What better way to control the emotional side of a court case than by 1) selecting jurors likely to be sympathetic to your client; and 2) learning about the jurors and pitching individualized messages to jurors?

How common is such behavior? Is it ethical?

Social Media in the Federal Courtroom

The Federal Judicial Center (FJC), a government agency charged with education and research in the federal court system, release a report titled Jurors’ and Attorneys’ Use of Social Media During Voir Dire, Trials, and Deliberations.

Most judges (255 out of 348) had no idea whether lawyers were looking up prospective jurors on the internet. The ones that did know lawyers were doing online research in the voir dire (jury selection) process indicated lawyers were doing everything from looking up prospective jurors on Google and other search engines to checking out personal blogs, LinkedIn profiles, Twitter posts, public Facebook posts, etc. In other words, anything that’s available online.

Only 5% of judges explicitly permit lawyers to use social media during voir dire. 25% forbid the practice; 70% don’t say anything about it one way or the other.

Judges who forbid using social media in voir dire do so because of a combination of privacy concerns and logistical concerns (i.e., it could make the process take longer).

Oracle v. Google

Google and Oracle have been waging a high-profile copyright battle over Google’s use of Java Application Programming Interfaces (APIs) since 2010. The case is high-profile both because of the financial stakes — Oracle is seeking $9.3 billion in damages — and because it has implications for the way many companies use software code.

The case has been through a variety of appeals already. The case has been sent back to the federal district court. The judge, William Alsup, has a lot of concerns about the online behavior of BOTH jurors and lawyers. In a recent order he stopped short of ordering an outright ban; however, no doubt in the spirit of “don’t piss off the judge,” both Google and Oracle have agreed not to do social media research on jurors.

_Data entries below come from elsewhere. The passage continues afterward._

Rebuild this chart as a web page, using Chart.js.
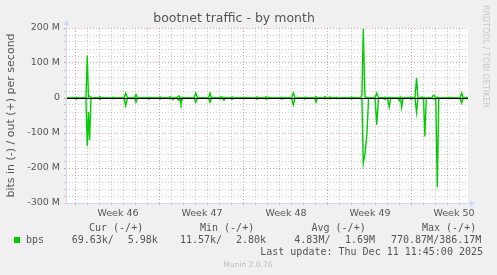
<!DOCTYPE html>
<html>
<head>
<meta charset="utf-8">
<script src="https://cdn.jsdelivr.net/npm/chart.js@4.4.1/dist/chart.umd.min.js"></script>
<style>
  body { margin: 0; background: #F0F0F0; }
  #wrap { width: 497px; height: 275px; }
</style>
</head>
<body>
<div id="wrap"><canvas id="myChart" width="497" height="275"></canvas></div>
<script>
// time axis: days since Mon 10 Nov 2025 (start of week 46)
const days = [
  -0.83, -0.08, 0.04, 0.17, 0.83, 0.94, 1.04, 1.13, 1.25, 1.88, 2.0, 2.13,
  2.96, 3.08, 3.21, 4.0, 4.14, 4.29, 4.88, 5.0, 5.13, 5.96, 6.08, 6.21,
  6.88, 7.0, 7.13, 7.71, 7.83, 7.96, 8.08, 8.21, 8.42, 8.56, 8.67, 8.75, 8.88,
  9.83, 9.98, 10.13, 11.04, 11.17, 11.29, 11.88, 12.0, 12.17, 12.33, 12.46,
  12.88, 13.0, 13.13, 13.88, 14.0, 14.13, 14.96, 15.08, 15.21,
  15.71, 15.83, 15.96, 16.08, 16.21, 17.0, 17.14, 17.25, 17.96, 18.11, 18.25,
  18.96, 19.08, 19.21, 19.88, 20.0, 20.13, 20.63, 20.75, 20.88, 21.04, 21.17, 21.29,
  21.58, 21.73, 21.83, 22.83, 22.98, 23.08,
  23.71, 23.83, 23.94, 24.08, 24.25, 24.38, 24.92, 25.06, 25.21,
  25.63, 25.75, 25.88, 25.96, 26.1, 26.23, 26.83, 26.94, 27.04, 27.14, 27.25,
  27.79, 27.92, 28.04, 28.25, 28.38, 28.5, 28.71, 28.83, 28.96, 29.07, 29.19,
  29.63, 29.75, 29.86, 29.98, 30.11, 30.23, 31.04, 31.17, 31.29,
  32.0, 32.14, 32.27, 32.42, 32.54, 32.67
];
// out (+), Mbit/s
const outM = [
  0, 0, 2, 0, 0, 121, 3, 5, 0, 0, 4, 0,
  0, 2, 0, 0, 14, 0, 0, 10, 0, 0, 2, 0,
  0, 3, 0, 0, 4, 0, 1, 0, 0, 6, 2, 2, 0,
  0, 14, 0, 0, 14, 0, 0, 3, 2, 1, 0,
  0, 3, 0, 0, 2, 0, 0, 3, 0,
  0, 4, 0, 2, 0, 0, 2, 0, 0, 14, 0,
  0, 2, 0, 0, 4, 0, 0, 4, 0, 0, 3, 0,
  0, 2, 0, 0, 3, 0,
  0, 10, 197, 3, 2, 0, 0, 14, 0,
  0, 2, 0, 0, 2, 0, 0, 2, 0, 1, 0,
  0, 3, 0, 0, 57, 0, 0, 3, 0, 1, 0,
  0, 6, 8, 0, 2, 0, 0, 2, 0,
  0, 14, 0, 0, 2, 0
];
// in (-), Mbit/s
const inM = [
  0, 0, 3, 0, 0, 137, 40, 120, 0, 0, 4, 0,
  0, 2, 0, 0, 22, 0, 0, 12, 0, 0, 3, 0,
  0, 3, 0, 0, 2, 0, 5, 0, 0, 7, 3, 16, 0,
  0, 12, 0, 0, 12, 0, 0, 2, 1, 6, 0,
  0, 4, 0, 0, 2, 0, 0, 4, 0,
  0, 3, 0, 2, 0, 0, 3, 0, 0, 19, 0,
  0, 3, 0, 0, 12, 0, 0, 2, 0, 0, 2, 0,
  0, 2, 0, 0, 3, 0,
  0, 5, 186, 160, 100, 0, 0, 76, 0,
  0, 4, 0, 0, 26, 0, 0, 8, 0, 27, 0,
  0, 3, 0, 0, 41, 0, 0, 2, 0, 110, 0,
  0, 2, 3, 0, 254, 0, 0, 2, 0,
  0, 14, 0, 0, 2, 0
];
const weekLabels = ['Week 46', 'Week 47', 'Week 48', 'Week 49', 'Week 50'];
const legendHead = ['Cur (-/+)', 'Min (-/+)', 'Avg (-/+)', 'Max (-/+)'];
const legendVals = ['69.63k/', '5.98k', '11.57k/', '2.80k', '4.83M/', '1.69M', '770.87M/386.17M'];

const green = '#00CC00';
const majorGrid = 'rgba(210,60,60,0.5)';
const minorGrid = 'rgba(140,140,140,0.45)';
const axisColor = '#CFD6F8';
const fontColor = '#555555';

const xTicks = [];
for (let d = 0; d <= 32; d++) xTicks.push(d);
for (let w = 0; w < 5; w++) xTicks.push(w * 7 + 3.5);
xTicks.sort((a, b) => a - b);
const yTicks = [];
for (let v = -300; v <= 200; v += 20) yTicks.push(v);

const frame = {
  id: 'frame',
  beforeDraw(chart) {
    const { ctx, chartArea: a } = chart;
    ctx.save();
    ctx.fillStyle = '#F0F0F0';
    ctx.fillRect(0, 0, chart.width, chart.height);
    ctx.fillStyle = '#FFFFFF';
    ctx.fillRect(a.left, a.top, a.right - a.left, a.bottom - a.top);
    ctx.restore();
  },
  afterDatasetsDraw(chart) {
    const { ctx, chartArea: a, scales } = chart;
    const y0 = Math.round(scales.y.getPixelForValue(0));
    const ax = Math.round(a.left) + 0.5;
    const ay = Math.round(a.bottom) + 0.5;
    ctx.save();
    ctx.fillStyle = '#000000';
    ctx.fillRect(a.left, y0, a.right - a.left, 1);
    // axes with arrows
    ctx.strokeStyle = axisColor;
    ctx.fillStyle = axisColor;
    ctx.lineWidth = 1;
    ctx.beginPath();
    ctx.moveTo(ax, ay);
    ctx.lineTo(ax, a.top - 3);
    ctx.moveTo(ax - 2, ay);
    ctx.lineTo(a.right + 2, ay);
    ctx.stroke();
    ctx.beginPath();
    ctx.moveTo(ax, a.top - 8);
    ctx.lineTo(ax - 3, a.top - 3);
    ctx.lineTo(ax + 3, a.top - 3);
    ctx.closePath();
    ctx.fill();
    ctx.beginPath();
    ctx.moveTo(a.right + 7, ay);
    ctx.lineTo(a.right + 2, ay - 3);
    ctx.lineTo(a.right + 2, ay + 3);
    ctx.closePath();
    ctx.fill();
    ctx.restore();
  },
  afterDraw(chart) {
    const ctx = chart.ctx;
    ctx.save();
    ctx.fillStyle = fontColor;
    ctx.font = '10px "DejaVu Sans Mono"';
    ctx.textBaseline = 'alphabetic';
    ctx.textAlign = 'left';
    const headX = [89, 200, 311.5, 422];
    legendHead.forEach((t, i) => ctx.fillText(t, headX[i], 231));
    ctx.fillStyle = green;
    ctx.fillRect(14, 237, 6, 6);
    ctx.fillStyle = fontColor;
    ctx.fillText('bps', 26, 243);
    const valX = [71.7, 127.7, 180, 236, 294.3, 345, 391];
    legendVals.forEach((t, i) => ctx.fillText(t, valX[i], 243));
    ctx.textAlign = 'right';
    ctx.fillText('Last update: Thu Dec 11 11:45:00 2025', 483, 255);
    ctx.textAlign = 'center';
    ctx.fillStyle = '#BBBBBB';
    ctx.font = '7.5px "DejaVu Sans"';
    ctx.fillText('Munin 2.0.76', 248, 267);
    ctx.translate(485, 5);
    ctx.rotate(Math.PI / 2);
    ctx.textAlign = 'left';
    ctx.textBaseline = 'middle';
    ctx.fillStyle = '#C8C8C8';
    ctx.font = '8px "DejaVu Sans"';
    ctx.fillText('RRDTOOL / TOBI OETIKER', 0, 0);
    ctx.restore();
  }
};

const lineStyle = {
  borderColor: green,
  backgroundColor: green,
  borderWidth: 1.4,
  pointRadius: 0,
  tension: 0,
  fill: false
};

let myChart = new Chart(
  document.getElementById('myChart'),
  {
    type: 'line',
    data: {
      datasets: [
        Object.assign({ label: 'out', data: days.map((d, i) => ({ x: d, y: outM[i] })) }, lineStyle),
        Object.assign({ label: 'in', data: days.map((d, i) => ({ x: d, y: -inM[i] })) }, lineStyle)
      ]
    },
    options: {
      responsive: false,
      animation: false,
      layout: { padding: { left: 0, right: 29, top: 0, bottom: 52 } },
      plugins: {
        legend: { display: false },
        tooltip: { enabled: false },
        title: {
          display: true,
          text: 'bootnet traffic - by month',
          color: fontColor,
          font: { family: 'DejaVu Sans', size: 12.5, weight: 'normal' },
          padding: { top: 11.5, bottom: 1.5 }
        }
      },
      scales: {
        x: {
          type: 'linear',
          min: -0.833,
          max: 32.667,
          afterBuildTicks: s => { s.ticks = xTicks.map(v => ({ value: v })); },
          afterFit: s => { s.height = 20; },
          border: { display: false, dash: [1, 2] },
          grid: {
            color: c => c.tick.value % 7 === 0 ? majorGrid : (Number.isInteger(c.tick.value) ? minorGrid : 'rgba(0,0,0,0)'),
            tickLength: 2
          },
          ticks: {
            autoSkip: false,
            maxRotation: 0,
            padding: 3,
            color: fontColor,
            font: { family: 'DejaVu Sans', size: 9.5 },
            callback: v => Number.isInteger(v) ? '' : weekLabels[Math.floor(v / 7)]
          }
        },
        y: {
          min: -300,
          max: 200,
          afterBuildTicks: s => { s.ticks = yTicks.map(v => ({ value: v })); },
          afterFit: s => { s.width = 66; },
          border: { display: false, dash: [1, 2] },
          grid: {
            color: c => c.tick.value % 100 === 0 ? majorGrid : minorGrid,
            tickLength: 2
          },
          title: {
            display: true,
            text: 'bits in (-) / out (+) per second',
            color: fontColor,
            font: { family: 'DejaVu Sans', size: 11 },
            padding: { top: 5, bottom: 0 }
          },
          ticks: {
            autoSkip: false,
            padding: 4,
            color: fontColor,
            font: { family: 'DejaVu Sans', size: 9.5 },
            callback: v => v === 0 ? '0' : (v % 100 === 0 ? v + ' M' : '')
          }
        }
      }
    },
    plugins: [frame]
  }
);
</script>
</body>
</html>
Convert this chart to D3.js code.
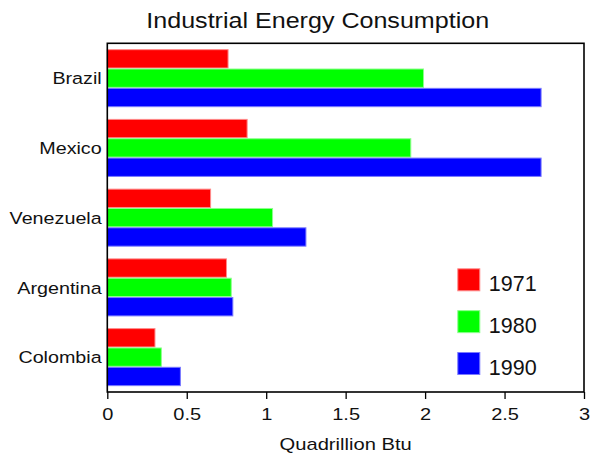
<!DOCTYPE html>
<html>
<head>
<meta charset="utf-8">
<script src="https://cdn.jsdelivr.net/npm/d3@7"></script>
<style>
  html, body { margin: 0; padding: 0; background: #fff; }
  svg { display: block; font-family: "Liberation Sans", Arial, sans-serif; }
</style>
</head>
<body>
<svg id="chart" width="590" height="455"></svg>
<script>
const categories = ["Brazil", "Mexico", "Venezuela", "Argentina", "Colombia"];
const years = ["1971", "1980", "1990"];
const v1971 = [0.76, 0.88, 0.65, 0.75, 0.30];
const v1980 = [1.99, 1.91, 1.04, 0.78, 0.34];
const v1990 = [2.73, 2.73, 1.25, 0.79, 0.46];
const xTicks = [0, 0.5, 1, 1.5, 2, 2.5, 3];
const xTickLabels = ["0", "0.5", "1", "1.5", "2", "2.5", "3"];
const chartTitle = "Industrial Energy Consumption";
const xTitle = "Quadrillion Btu";

const colors = { "1971": "#ff0000", "1980": "#00ff00", "1990": "#0000ff" };
const strokes = { "1971": "#ff8a8a", "1980": "#8cff8c", "1990": "#7a7aff" };

const series = { "1971": v1971, "1980": v1980, "1990": v1990 };
const rows = categories.map((c, i) => ({ cat: c, vals: years.map(y => ({ year: y, value: series[y][i] })) }));

const svg = d3.select("#chart");
const pL = 107.3, pR = 584, pT = 43.3, pB = 392;

const x = d3.scaleLinear().domain([0, 3]).range([pL, pR]);
const y = d3.scaleBand().domain(categories).range([pT, pB]).paddingInner(0.168).paddingOuter(0.084);
const yi = d3.scaleBand().domain(years).range([0, y.bandwidth()]).padding(0);

// title
svg.append("text")
  .attr("transform", `translate(317.7,27.7) scale(1.14,1)`)
  .attr("text-anchor", "middle")
  .attr("font-size", 22)
  .attr("fill", "#111")
  .text(chartTitle);

// bars
const groups = svg.append("g").selectAll("g.cat").data(rows).join("g")
  .attr("class", "cat")
  .attr("transform", d => `translate(0,${y(d.cat)})`);
groups.selectAll("rect").data(d => d.vals).join("rect")
  .attr("x", x(0))
  .attr("y", d => yi(d.year) + 0.5)
  .attr("width", d => x(d.value) - x(0))
  .attr("height", yi.bandwidth() - 1)
  .attr("fill", d => colors[d.year])
  .attr("stroke", d => strokes[d.year])
  .attr("stroke-width", 1);

// category labels
svg.selectAll("text.catlabel").data(categories).join("text")
  .attr("class", "catlabel")
  .attr("transform", d => `translate(101.7,${y(d) + y.bandwidth() / 2}) scale(1.14,1)`)
  .attr("text-anchor", "end")
  .attr("dy", "0.36em")
  .attr("font-size", 17.3)
  .attr("fill", "#111")
  .text(d => d);

// x axis
const xAxis = d3.axisBottom(x).tickValues(xTicks)
  .tickFormat((d, i) => xTickLabels[i]).tickSize(7).tickPadding(10);
const ax = svg.append("g").attr("transform", `translate(0,${pB})`).call(xAxis);
ax.select(".domain").remove();
ax.selectAll(".tick line").attr("stroke", "#000").attr("stroke-width", 1.3);
ax.selectAll(".tick text")
  .attr("font-size", 16)
  .attr("font-family", "Liberation Sans, Arial, sans-serif")
  .attr("fill", "#111")
  .attr("transform", "scale(1.25,1)");

// frame
svg.append("rect")
  .attr("x", pL).attr("y", pT)
  .attr("width", pR - pL).attr("height", pB - pT)
  .attr("fill", "none").attr("stroke", "#000").attr("stroke-width", 1.6);

// x title
svg.append("text")
  .attr("transform", `translate(${(pL + pR) / 2},450) scale(1.26,1)`)
  .attr("text-anchor", "middle")
  .attr("font-size", 16)
  .attr("fill", "#111")
  .text(xTitle);

// legend
const legY = d3.scalePoint().domain(years).range([268.3, 352]);
const leg = svg.append("g").selectAll("g").data(years).join("g")
  .attr("transform", d => `translate(457.3,${legY(d)})`);
leg.append("rect")
  .attr("x", 0.5).attr("y", 0.5)
  .attr("width", 22).attr("height", 22)
  .attr("fill", d => colors[d])
  .attr("stroke", d => strokes[d]).attr("stroke-width", 1);
leg.append("text")
  .attr("x", 31.5).attr("y", 22.5)
  .attr("font-size", 21.5)
  .attr("fill", "#111")
  .text(d => d);
</script>
</body>
</html>
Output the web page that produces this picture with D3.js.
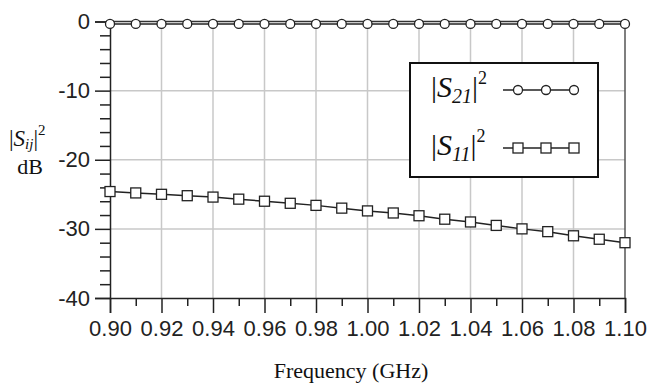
<!DOCTYPE html>
<html><head><meta charset="utf-8">
<script src="https://cdn.jsdelivr.net/npm/d3@7"></script>
<style>body{margin:0;background:#fff}svg{display:block}</style>
</head><body>
<svg id="c" width="647" height="387"></svg>
<script>
const freq = [0.90,0.91,0.92,0.93,0.94,0.95,0.96,0.97,0.98,0.99,1.00,1.01,1.02,1.03,1.04,1.05,1.06,1.07,1.08,1.09,1.10];
const s21 = [-0.35,-0.35,-0.35,-0.35,-0.35,-0.35,-0.35,-0.35,-0.35,-0.35,-0.35,-0.35,-0.35,-0.35,-0.35,-0.35,-0.35,-0.35,-0.35,-0.35,-0.35];
const s11 = [-24.6,-24.8,-25.0,-25.2,-25.4,-25.7,-26.0,-26.3,-26.6,-27.0,-27.4,-27.7,-28.1,-28.6,-29.0,-29.5,-30.0,-30.4,-31.0,-31.5,-32.0];
const xTicks = [0.90,0.92,0.94,0.96,0.98,1.00,1.02,1.04,1.06,1.08,1.10];
const xMinor = [0.91,0.93,0.95,0.97,0.99,1.01,1.03,1.05,1.07,1.09];
const yTicks = [0,-10,-20,-30,-40];
const yMinor = [-2,-4,-6,-8,-12,-14,-16,-18,-22,-24,-26,-28,-32,-34,-36,-38];

const svg = d3.select("#c");
const L=110,R=625,T=21.5,B=298;
const x = d3.scaleLinear().domain([0.9,1.1]).range([L,R]);
const y = d3.scaleLinear().domain([-40,0]).range([B,T]);

// grid
svg.append("g").selectAll("line").data(xTicks.slice(1,-1)).join("line")
  .attr("x1",d=>x(d)).attr("x2",d=>x(d)).attr("y1",T).attr("y2",B)
  .attr("stroke","#c8c8c8").attr("stroke-width",1.5);
svg.append("g").selectAll("line").data(yTicks.slice(1,-1)).join("line")
  .attr("x1",L).attr("x2",R).attr("y1",d=>y(d)).attr("y2",d=>y(d))
  .attr("stroke","#c8c8c8").attr("stroke-width",1.5);

// frame
svg.append("line").attr("x1",R).attr("x2",R).attr("y1",T).attr("y2",B).attr("stroke","#555").attr("stroke-width",1.5);
svg.append("line").attr("x1",L).attr("x2",R).attr("y1",T).attr("y2",T).attr("stroke","#333").attr("stroke-width",1.5);

// axes
const fmt = d3.format(".2f");
const xAxis = svg.append("g").attr("transform",`translate(0,${B})`)
  .call(d3.axisBottom(x).tickValues(xTicks).tickSize(15).tickPadding(7).tickFormat(fmt));
svg.append("g").attr("transform",`translate(0,${B})`)
  .call(d3.axisBottom(x).tickValues(xMinor).tickSize(8).tickFormat(""))
  .select(".domain").remove();
const yAxis = svg.append("g").attr("transform",`translate(${L},0)`)
  .call(d3.axisLeft(y).tickValues(yTicks).tickSize(15).tickPadding(5).tickFormat(d=>String(d).replace("\u2212","-")));
svg.append("g").attr("transform",`translate(${L},0)`)
  .call(d3.axisLeft(y).tickValues(yMinor).tickSize(10).tickFormat(""))
  .select(".domain").remove();
svg.selectAll(".domain").attr("stroke","#222").attr("stroke-width",1.5);
svg.selectAll(".tick line").attr("stroke","#222").attr("stroke-width",1.5);
svg.selectAll(".tick text").attr("font-family","Liberation Sans, Arial, sans-serif")
  .attr("font-size",22).attr("fill","#222");
xAxis.selectAll(".tick text").attr("dy","0.71em");

// series
const line = d3.line().x((d,i)=>x(freq[i])).y(d=>y(d));
svg.append("path").datum(s21).attr("d",line).attr("fill","none").attr("stroke","#222").attr("stroke-width",1.5);
svg.append("path").datum(s11).attr("d",line).attr("fill","none").attr("stroke","#222").attr("stroke-width",1.5);
svg.append("g").selectAll("circle").data(s21).join("circle")
  .attr("cx",(d,i)=>x(freq[i])).attr("cy",d=>y(d)).attr("r",4.5)
  .attr("fill","#fff").attr("stroke","#222").attr("stroke-width",1.3);
svg.append("g").selectAll("rect").data(s11).join("rect")
  .attr("x",(d,i)=>x(freq[i])-5).attr("y",d=>y(d)-5).attr("width",10).attr("height",10)
  .attr("fill","#fff").attr("stroke","#222").attr("stroke-width",1.3);

// legend
const lg = svg.append("g");
lg.append("rect").attr("x",410).attr("y",63).attr("width",188).attr("height",114)
  .attr("fill","#fff").attr("stroke","#111").attr("stroke-width",2);
const legendItems = [{sub:"21", y:90, shape:"circle"},{sub:"11", y:148, shape:"rect"}];
legendItems.forEach(it=>{
  const t = lg.append("text").attr("x",431).attr("y",it.y+7)
    .attr("font-family","Liberation Serif, Times New Roman, serif").attr("font-size",30).attr("fill","#111");
  t.append("tspan").text("|");
  t.append("tspan").attr("font-style","italic").text("S");
  t.append("tspan").attr("font-style","italic").attr("font-size",20).attr("dy",6).text(it.sub);
  t.append("tspan").attr("dy",-6).text("|");
  t.append("tspan").attr("font-size",18).attr("dy",-13).text("2");
  lg.append("line").attr("x1",503).attr("x2",577).attr("y1",it.y).attr("y2",it.y).attr("stroke","#222").attr("stroke-width",1.5);
  [518,546,574].forEach(cx=>{
    if(it.shape==="circle") lg.append("circle").attr("cx",cx).attr("cy",it.y).attr("r",4.5).attr("fill","#fff").attr("stroke","#222").attr("stroke-width",1.3);
    else lg.append("rect").attr("x",cx-5).attr("y",it.y-5).attr("width",10).attr("height",10).attr("fill","#fff").attr("stroke","#222").attr("stroke-width",1.3);
  });
});

// axis titles
const yl = svg.append("text").attr("x",9).attr("y",146)
  .attr("font-family","Liberation Serif, Times New Roman, serif").attr("font-size",23).attr("fill","#111");
yl.append("tspan").text("|");
yl.append("tspan").attr("font-style","italic").text("S");
yl.append("tspan").attr("font-style","italic").attr("font-size",15).attr("dy",3).text("ij");
yl.append("tspan").attr("dy",-3).text("|");
yl.append("tspan").attr("font-size",15).attr("dy",-11).text("2");
svg.append("text").attr("x",30).attr("y",174).attr("text-anchor","middle")
  .attr("font-family","Liberation Serif, Times New Roman, serif").attr("font-size",22).attr("fill","#111").text("dB");
svg.append("text").attr("x",351).attr("y",378).attr("text-anchor","middle")
  .attr("font-family","Liberation Serif, Times New Roman, serif").attr("font-size",22).attr("fill","#111").text("Frequency (GHz)");
</script>
</body></html>
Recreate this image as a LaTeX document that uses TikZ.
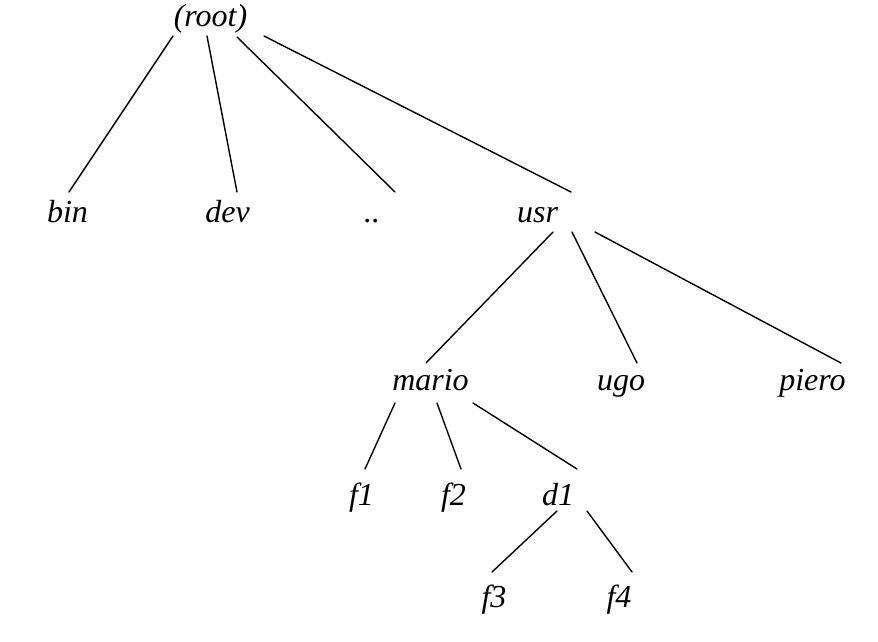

Judge Alsup had several concerns over the use of social media research. He was concerned about the invasion of privacy:

Trial judges have such respect for juries — reverential respect would not be too strong to say — that it must pain them to contemplate that, in addition to the sacrifice jurors make for our country, they must suffer trial lawyers and jury consultants scouring over their Facebook and other profiles to dissect their politics, religion, relationships, preferences, friends, photographs, and other personal information.

Since this is such a high-profile case, there is a lot of information (and mis-information) about the case online. The judge has ordered the jurors NOT to look up the case or the lawyers online. So another reason the judge doesn’t want lawyers looking people up online is…

the apparent unfairness in allowing the lawyers to do to the venire what the venire cannot do to the lawyers will likely have a corrosive effect on fidelity to the no-research admonition.

The judge is also concerned about improper personal appeals to individual jurors:

For example, if a search found that a juror’s favorite book is “To Kill A Mockingbird”, it wouldn’t be hard for counsel to construct a copyright jury argument (or a line of expert questions) based on an analogy to that work and to play upon the recent death of Harper Lee, all in an effort to ingratiate himself or herself into the heartstrings of that juror.

Analysis

This debate highlights the judicial challenges posed by evolving technology.

While some might think there’s something morally wrong with a lawyer snooping around a juror’s Facebook account, the lawyer also has an obligation to serve his or her client in the best possible fashion. We’re not talking about lawyers hiring private investigators to dig up information on people — all of the information the lawyers can access is publicly available.

Stopping lawyers from using publicly available information in the service of their clients is a difficult thing to demand. The information is very readily available.

The entire debate highlights one of the realities of life in the digital age: information we innocently post online can and will be used in ways we’d never consider when we post that information.